Answer: The seven Sacraments were all instituted by Christ, and the Church is powerless to change them; when worthily received, they infallibly confer grace of themselves. Sacramentals differ from the sacraments in not having been instituted by Christ in order to be perpetuated within the Church as divinely established means of conferring grace. For the most part, sacramentals are instituted by the Church, and even where we know that Christ practiced what is now considered a sacramental (such as the washing of feet at the Last Supper), the ritual was not intended by him as essentially related to the salvation or sanctification of the world.

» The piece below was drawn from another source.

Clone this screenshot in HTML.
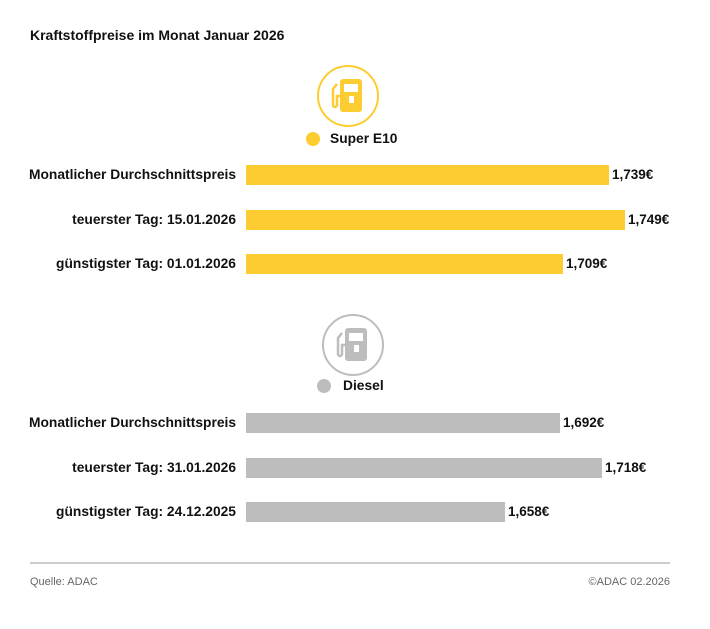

They further differ from the sacraments in their efficacy. Sacraments confer grace as instrumental causes in such a way that, provided no obstacle interferes, the grace they signify they also produce by the power of God, who works through them. A newborn child is baptized, and the gifts of the Holy Spirit are infused. Not so the sacramentals. Their efficacy does not come from the ritual performed but partly from the dispositions of the person who uses them and partly from the intercessory prayer of the whole Church, to which there belongs a particularly effective power because she is the holy and immaculate bride of Christ. This latter influence is what makes the sacramentals different from other religious practices (outside the sacraments), whose efficacy depends on the sanctity and fervor of the single person. Sacramentals are forms of ecclesial, as distinct from merely individual, piety. Built into the efficacy of the sacraments is an infallibility that God himself assures. Sacramentals lack this kind of inevitable effectiveness; they depend on the influence of prayerful petition: the person's who uses them, and the Church's in approving their practice.

The sacramentals finally differ from sacraments in the effects they produce. Unlike the sacraments, they do not confer sanctifying grace directly but merely dispose a person to its reception. This can occur in different ways, depending on the nature of the sacramental. A blessed article, like a crucifix or medal, acquires an objective holiness in virtue of the benediction placed upon it. Aware of this fact, the believer treats it accordingly and is thus prepared in heart to receive whatever grace God intends to confer on him. So, too, with verbal blessings and other sacramentals. They stimulate the faith of the one who reverently hears or uses them and thus indirectly are occasions for the reception of divine favors.